Aside from discrediting claims that reliable information was acquired as a result of torture, the Committee accused former CIA Director Michael Hayden of lying to the Committee about prisoners’ deaths, threats against members of the detainees’ families and the reliability of information the CIA got through torture.
Now that repugicans have control of the Senate and with it the Senate Intelligence Committee, they are trying to bury the committee’s entire report on the CIA’s participation in the shrub/Cheney torture program.
Jason Leopold of Vice News reports that Senator Burr sent a letter to the White House last week demanding that it return all copies of the entire report. Richard Burr also intends to return Leon Panetta’s scathing review of the CIA’s false statements regarding the “effectiveness” of torture to the agency.  That report never was released to the public because the CIA blocked FOIA requests. According to lawmakers who have seen the Panetta report, it backs up the Senate Intelligence Committee’s report.
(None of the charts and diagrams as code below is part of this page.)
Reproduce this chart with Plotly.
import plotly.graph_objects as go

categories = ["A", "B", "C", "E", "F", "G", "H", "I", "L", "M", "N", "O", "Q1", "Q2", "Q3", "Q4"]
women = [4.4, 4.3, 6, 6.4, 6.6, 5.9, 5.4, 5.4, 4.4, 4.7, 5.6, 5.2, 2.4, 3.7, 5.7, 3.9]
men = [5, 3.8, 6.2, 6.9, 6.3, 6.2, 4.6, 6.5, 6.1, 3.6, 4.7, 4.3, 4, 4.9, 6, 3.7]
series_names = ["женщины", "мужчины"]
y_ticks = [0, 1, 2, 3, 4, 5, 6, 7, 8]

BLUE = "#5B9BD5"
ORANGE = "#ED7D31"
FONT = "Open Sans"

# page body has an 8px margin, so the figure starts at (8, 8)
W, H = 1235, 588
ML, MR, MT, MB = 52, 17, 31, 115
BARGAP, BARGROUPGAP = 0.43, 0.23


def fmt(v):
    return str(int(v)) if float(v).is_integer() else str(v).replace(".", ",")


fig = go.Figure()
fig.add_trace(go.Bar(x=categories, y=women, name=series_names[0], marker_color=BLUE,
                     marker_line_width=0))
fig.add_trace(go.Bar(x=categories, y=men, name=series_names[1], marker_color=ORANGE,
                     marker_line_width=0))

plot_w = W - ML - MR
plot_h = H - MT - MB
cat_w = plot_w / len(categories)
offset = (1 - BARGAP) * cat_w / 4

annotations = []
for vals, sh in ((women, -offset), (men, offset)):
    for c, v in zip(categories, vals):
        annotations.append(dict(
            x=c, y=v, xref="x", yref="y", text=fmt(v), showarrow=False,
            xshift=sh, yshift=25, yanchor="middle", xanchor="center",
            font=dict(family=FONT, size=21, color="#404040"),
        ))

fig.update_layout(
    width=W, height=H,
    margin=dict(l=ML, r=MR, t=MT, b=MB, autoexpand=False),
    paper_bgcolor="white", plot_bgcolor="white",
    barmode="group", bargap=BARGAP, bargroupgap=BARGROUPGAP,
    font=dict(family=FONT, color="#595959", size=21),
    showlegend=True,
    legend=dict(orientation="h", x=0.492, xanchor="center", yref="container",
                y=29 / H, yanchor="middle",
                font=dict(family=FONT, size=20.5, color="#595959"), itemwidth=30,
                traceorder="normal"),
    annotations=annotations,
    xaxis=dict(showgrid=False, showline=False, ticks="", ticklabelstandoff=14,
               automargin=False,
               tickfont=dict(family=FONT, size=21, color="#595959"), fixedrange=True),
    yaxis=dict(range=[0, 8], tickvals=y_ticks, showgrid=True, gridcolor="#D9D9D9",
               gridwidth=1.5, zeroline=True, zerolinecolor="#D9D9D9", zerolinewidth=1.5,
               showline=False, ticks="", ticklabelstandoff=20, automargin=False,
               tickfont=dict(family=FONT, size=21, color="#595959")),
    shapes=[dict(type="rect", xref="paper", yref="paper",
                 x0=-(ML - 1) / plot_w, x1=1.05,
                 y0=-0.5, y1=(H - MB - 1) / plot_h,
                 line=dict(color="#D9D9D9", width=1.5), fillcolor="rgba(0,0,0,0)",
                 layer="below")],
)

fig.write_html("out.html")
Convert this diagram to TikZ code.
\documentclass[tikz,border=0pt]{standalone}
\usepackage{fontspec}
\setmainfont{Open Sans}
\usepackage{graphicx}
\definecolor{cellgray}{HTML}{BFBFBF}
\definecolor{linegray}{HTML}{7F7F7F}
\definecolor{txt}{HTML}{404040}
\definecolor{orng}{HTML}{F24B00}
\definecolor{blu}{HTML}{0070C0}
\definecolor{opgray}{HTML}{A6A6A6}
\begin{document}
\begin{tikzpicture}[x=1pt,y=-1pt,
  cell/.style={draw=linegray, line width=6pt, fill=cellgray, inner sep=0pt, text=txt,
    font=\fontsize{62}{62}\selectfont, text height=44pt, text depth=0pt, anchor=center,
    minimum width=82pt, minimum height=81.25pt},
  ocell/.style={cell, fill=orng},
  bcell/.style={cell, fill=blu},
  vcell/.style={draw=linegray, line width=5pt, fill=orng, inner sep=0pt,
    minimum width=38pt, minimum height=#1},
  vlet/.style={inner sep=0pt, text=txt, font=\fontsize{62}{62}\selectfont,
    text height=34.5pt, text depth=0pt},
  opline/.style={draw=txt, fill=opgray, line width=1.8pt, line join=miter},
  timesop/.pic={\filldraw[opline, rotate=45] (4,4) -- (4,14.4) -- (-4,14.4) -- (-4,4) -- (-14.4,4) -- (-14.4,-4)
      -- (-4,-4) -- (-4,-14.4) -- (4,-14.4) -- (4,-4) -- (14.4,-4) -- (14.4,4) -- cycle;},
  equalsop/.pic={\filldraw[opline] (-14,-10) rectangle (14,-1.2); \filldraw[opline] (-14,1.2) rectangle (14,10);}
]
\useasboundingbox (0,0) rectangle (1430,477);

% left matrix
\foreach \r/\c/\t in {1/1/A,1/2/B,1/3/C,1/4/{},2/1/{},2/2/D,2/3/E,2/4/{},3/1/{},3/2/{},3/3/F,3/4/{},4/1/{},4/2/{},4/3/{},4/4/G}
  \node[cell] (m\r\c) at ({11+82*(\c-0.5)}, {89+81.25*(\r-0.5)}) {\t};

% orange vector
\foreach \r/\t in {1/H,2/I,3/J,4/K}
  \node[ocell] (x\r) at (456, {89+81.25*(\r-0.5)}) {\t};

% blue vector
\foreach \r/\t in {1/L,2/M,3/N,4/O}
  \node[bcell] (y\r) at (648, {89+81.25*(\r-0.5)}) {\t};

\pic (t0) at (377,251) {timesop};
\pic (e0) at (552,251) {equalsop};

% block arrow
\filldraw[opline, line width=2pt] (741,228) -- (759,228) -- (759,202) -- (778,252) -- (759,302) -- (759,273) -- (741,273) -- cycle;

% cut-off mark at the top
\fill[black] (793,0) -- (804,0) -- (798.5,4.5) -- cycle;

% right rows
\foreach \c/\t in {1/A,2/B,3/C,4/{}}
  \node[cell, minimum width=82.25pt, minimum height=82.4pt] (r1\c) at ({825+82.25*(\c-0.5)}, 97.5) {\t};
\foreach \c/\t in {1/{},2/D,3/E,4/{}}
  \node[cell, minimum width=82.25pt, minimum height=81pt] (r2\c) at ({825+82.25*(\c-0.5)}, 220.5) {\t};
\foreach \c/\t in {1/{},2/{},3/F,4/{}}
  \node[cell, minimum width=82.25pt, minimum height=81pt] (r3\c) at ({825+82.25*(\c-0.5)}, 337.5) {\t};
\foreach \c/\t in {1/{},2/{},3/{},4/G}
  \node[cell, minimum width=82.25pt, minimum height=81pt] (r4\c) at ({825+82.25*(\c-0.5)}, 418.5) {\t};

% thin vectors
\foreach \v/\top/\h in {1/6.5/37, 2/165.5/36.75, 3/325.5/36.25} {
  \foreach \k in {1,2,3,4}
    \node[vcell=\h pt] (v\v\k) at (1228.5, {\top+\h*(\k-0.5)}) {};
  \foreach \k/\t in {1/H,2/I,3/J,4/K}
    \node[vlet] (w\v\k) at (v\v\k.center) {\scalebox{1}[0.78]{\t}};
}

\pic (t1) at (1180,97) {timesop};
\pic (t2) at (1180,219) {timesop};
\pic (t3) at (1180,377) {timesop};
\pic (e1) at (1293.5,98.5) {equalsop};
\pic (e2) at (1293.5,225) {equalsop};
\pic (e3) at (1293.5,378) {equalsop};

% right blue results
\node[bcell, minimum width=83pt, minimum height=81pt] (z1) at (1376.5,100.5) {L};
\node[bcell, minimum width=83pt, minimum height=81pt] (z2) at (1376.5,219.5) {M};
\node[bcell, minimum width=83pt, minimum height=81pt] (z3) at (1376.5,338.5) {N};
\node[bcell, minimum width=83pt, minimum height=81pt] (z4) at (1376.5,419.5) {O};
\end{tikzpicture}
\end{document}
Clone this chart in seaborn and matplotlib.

Of course, Burr wants to make sure the public never sees the Panetta report and that we the people never see more of the dirty little secrets contained in the body of the Senate Intelligence Committee’s report on the CIA’s use of torture.
Burr claims his desire to hide the truth about the CIA’s use of torture is because the information is so sensitive, and besides no one should have seen the Panetta report because it would blow the lid open on the war crimes that were done in our name.
As Connor Fridersdorf of The Atlantic pointed out, Burr is confused about his role as Chair of the Intelligence Committee.  While he is supposed to keep tabs on the agency, Burr is behaving more like one of its assets as he tries to bury the Senate Intelligence Committee’s report and the Panetta Report.
Burr told the Huffington Post. “At some point, we will probably send it back to where it came from.” On its face, the explanation makes no sense. Why would Burr speak as if the intentions of the CIA are dispositive? His job is to oversee the spy agency, not to respect its desire for privacy. What could be more antithetical to the proper posture of an overseer? (As if a bureaucracy would intentionally turn over evidence of its own abuses.)
The Senate intelligence committee ought to thirst for every drop of information it can get as it polices a secretive spy agency with a long history of hiding illegal acts. No overseer can credibly deny the value of a report showing how overseers were misled.
Regardless of our party preferences or whether or not we accept that what the CIA did was torture and torture is a war crime, Burr’s conduct should concern us all.